Isaacs may be a nice Jewish boy from Liverpool but he puts in a convincing shift as the ex-army, ex-police Yorkshireman Jackson Brodie, in this engaging adaptation of Kate Atkinson's novels.

The first mystery we have to solve is how a drama set in Edinburgh can run almost half an hour before we hear a Scottish accent. This irritation apart, the action and intrigue is offset nicely by Isaacs's engaging presence, and a literate, often funny script.

Despite his personal life falling apart, Brodie is a fine figure of a man (Isaacs has clearly spent plenty of time in the gym in preparation for the part). Producer Ashley Pharoah has him stripped to the waste at every opportunity. It does not take long for the ladies to notice - Brodie would have solved his caseload much more quickly if he had not been fending off the advances of multiple females. There was the actress, the former colleague and the woman who couldn't get an appointment so thought she would go for a one-night stand instead.
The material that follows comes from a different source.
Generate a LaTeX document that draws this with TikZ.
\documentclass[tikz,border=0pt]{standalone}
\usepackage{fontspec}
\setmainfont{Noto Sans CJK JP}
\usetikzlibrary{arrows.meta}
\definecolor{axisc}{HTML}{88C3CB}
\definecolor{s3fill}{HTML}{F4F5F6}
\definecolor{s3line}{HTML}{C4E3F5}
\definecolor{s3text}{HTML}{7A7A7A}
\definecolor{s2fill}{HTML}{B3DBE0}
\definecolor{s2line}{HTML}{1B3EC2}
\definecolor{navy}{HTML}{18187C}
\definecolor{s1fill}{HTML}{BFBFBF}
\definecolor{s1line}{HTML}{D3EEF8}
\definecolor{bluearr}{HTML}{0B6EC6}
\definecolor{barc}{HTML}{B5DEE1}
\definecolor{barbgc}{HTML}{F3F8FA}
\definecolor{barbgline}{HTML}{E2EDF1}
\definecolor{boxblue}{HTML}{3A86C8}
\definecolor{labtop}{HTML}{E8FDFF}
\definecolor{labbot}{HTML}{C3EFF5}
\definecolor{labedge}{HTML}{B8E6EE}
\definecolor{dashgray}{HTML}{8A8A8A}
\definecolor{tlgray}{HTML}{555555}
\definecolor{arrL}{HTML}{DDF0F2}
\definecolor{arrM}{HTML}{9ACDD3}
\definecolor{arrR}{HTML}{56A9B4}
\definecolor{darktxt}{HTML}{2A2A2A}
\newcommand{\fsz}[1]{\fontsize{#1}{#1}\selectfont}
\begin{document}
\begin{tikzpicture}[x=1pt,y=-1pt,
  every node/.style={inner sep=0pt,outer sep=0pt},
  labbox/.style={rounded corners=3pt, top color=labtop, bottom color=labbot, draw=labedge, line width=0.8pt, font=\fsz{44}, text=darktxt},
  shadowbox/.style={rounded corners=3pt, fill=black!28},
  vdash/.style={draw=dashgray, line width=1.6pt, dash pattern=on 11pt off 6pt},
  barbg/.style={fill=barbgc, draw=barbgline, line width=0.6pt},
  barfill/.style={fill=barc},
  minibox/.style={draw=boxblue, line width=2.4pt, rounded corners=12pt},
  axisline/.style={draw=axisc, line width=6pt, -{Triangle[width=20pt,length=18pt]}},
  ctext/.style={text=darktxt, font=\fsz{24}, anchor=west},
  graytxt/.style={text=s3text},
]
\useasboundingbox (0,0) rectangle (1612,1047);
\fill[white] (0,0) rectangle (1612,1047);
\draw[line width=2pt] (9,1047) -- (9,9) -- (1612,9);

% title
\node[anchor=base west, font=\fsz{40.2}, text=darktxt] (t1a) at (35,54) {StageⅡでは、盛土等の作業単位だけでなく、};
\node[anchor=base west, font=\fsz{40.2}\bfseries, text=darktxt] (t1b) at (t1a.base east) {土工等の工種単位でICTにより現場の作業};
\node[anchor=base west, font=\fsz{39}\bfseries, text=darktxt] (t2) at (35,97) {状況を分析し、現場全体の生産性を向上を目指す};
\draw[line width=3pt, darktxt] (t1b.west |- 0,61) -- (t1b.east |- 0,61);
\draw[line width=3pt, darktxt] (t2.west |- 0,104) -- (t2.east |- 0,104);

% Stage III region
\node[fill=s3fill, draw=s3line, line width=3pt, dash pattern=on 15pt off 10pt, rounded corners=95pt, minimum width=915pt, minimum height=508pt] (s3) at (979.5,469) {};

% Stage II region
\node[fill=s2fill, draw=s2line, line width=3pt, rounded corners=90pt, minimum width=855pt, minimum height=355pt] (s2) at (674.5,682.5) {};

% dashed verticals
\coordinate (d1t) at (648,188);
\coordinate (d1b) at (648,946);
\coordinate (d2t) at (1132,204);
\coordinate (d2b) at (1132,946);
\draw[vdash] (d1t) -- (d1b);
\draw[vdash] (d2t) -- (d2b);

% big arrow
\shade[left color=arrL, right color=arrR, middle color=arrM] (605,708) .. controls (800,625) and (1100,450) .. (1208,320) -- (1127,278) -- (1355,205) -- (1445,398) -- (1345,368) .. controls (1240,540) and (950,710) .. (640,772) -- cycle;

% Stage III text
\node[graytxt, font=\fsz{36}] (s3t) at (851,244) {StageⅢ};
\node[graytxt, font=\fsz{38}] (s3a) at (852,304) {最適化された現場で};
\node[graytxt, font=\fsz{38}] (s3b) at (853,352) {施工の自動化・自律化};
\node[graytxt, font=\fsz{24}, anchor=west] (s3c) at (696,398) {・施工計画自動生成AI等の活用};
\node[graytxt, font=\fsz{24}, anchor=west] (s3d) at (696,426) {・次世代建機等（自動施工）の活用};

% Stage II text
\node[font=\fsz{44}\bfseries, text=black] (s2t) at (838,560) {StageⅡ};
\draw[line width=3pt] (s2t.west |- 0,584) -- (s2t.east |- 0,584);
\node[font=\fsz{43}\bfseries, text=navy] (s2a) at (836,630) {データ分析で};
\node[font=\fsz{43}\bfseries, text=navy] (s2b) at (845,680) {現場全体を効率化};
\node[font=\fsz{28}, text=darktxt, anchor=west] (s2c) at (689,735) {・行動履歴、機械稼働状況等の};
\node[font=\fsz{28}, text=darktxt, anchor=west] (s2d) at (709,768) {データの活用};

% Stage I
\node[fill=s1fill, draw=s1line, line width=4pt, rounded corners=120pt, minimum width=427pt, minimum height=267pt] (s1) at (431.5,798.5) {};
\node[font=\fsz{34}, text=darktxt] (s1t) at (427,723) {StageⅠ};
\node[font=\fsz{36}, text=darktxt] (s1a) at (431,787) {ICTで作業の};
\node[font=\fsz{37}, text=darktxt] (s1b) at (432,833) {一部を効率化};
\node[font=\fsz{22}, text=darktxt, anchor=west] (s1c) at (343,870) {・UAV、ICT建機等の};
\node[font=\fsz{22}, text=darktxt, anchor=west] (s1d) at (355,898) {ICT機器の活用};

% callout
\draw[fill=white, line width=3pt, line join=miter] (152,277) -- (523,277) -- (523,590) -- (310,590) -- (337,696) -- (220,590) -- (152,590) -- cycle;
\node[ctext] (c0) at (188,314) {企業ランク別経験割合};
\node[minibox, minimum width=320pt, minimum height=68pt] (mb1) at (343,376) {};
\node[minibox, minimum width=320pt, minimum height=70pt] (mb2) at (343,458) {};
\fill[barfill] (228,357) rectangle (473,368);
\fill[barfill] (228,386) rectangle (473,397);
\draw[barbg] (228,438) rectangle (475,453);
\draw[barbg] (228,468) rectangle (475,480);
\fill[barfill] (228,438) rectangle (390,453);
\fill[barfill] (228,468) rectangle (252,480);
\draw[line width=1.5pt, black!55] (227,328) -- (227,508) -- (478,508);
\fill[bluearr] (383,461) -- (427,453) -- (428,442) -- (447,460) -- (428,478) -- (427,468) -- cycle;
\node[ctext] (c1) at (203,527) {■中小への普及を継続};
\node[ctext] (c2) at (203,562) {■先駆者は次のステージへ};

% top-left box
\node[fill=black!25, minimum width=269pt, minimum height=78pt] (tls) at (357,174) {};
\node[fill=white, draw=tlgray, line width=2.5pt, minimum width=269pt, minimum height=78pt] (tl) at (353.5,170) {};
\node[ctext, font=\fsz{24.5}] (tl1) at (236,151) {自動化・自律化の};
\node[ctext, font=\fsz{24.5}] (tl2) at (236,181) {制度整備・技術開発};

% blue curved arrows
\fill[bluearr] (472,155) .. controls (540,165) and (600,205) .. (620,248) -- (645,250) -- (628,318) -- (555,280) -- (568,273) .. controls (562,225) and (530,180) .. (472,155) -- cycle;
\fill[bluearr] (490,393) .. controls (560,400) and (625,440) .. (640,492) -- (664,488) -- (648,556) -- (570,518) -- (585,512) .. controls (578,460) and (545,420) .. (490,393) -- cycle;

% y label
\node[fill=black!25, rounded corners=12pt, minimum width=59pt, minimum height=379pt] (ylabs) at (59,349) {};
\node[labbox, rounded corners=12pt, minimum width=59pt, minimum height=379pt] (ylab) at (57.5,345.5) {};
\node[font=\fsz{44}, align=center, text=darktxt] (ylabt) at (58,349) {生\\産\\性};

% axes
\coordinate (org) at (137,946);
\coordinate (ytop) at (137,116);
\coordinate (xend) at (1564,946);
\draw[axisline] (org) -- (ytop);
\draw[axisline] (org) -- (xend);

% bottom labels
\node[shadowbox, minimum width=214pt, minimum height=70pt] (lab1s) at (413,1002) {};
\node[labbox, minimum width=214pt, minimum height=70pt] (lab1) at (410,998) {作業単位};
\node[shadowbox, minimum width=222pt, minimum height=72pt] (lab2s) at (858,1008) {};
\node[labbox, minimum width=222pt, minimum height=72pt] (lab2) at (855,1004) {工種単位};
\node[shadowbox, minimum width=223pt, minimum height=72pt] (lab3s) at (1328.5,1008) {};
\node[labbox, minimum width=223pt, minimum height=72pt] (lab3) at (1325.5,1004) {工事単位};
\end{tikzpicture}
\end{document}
Ultimately he had just enough time to solve a disappearance unsolved for 30 years, to find the murderer of a teenage girl and to locate a missing teenager.

Such was amiability and eccentricity of the characters and the beauty of the Edinburgh settings that you almost forgot that we managed to wade through killings, child abuse, two assaults and a little adultery, all before the 10 o'clock news.

It might not be in the Downton Abbey class but Case Histories makes for great Sunday (and Monday) night viewing.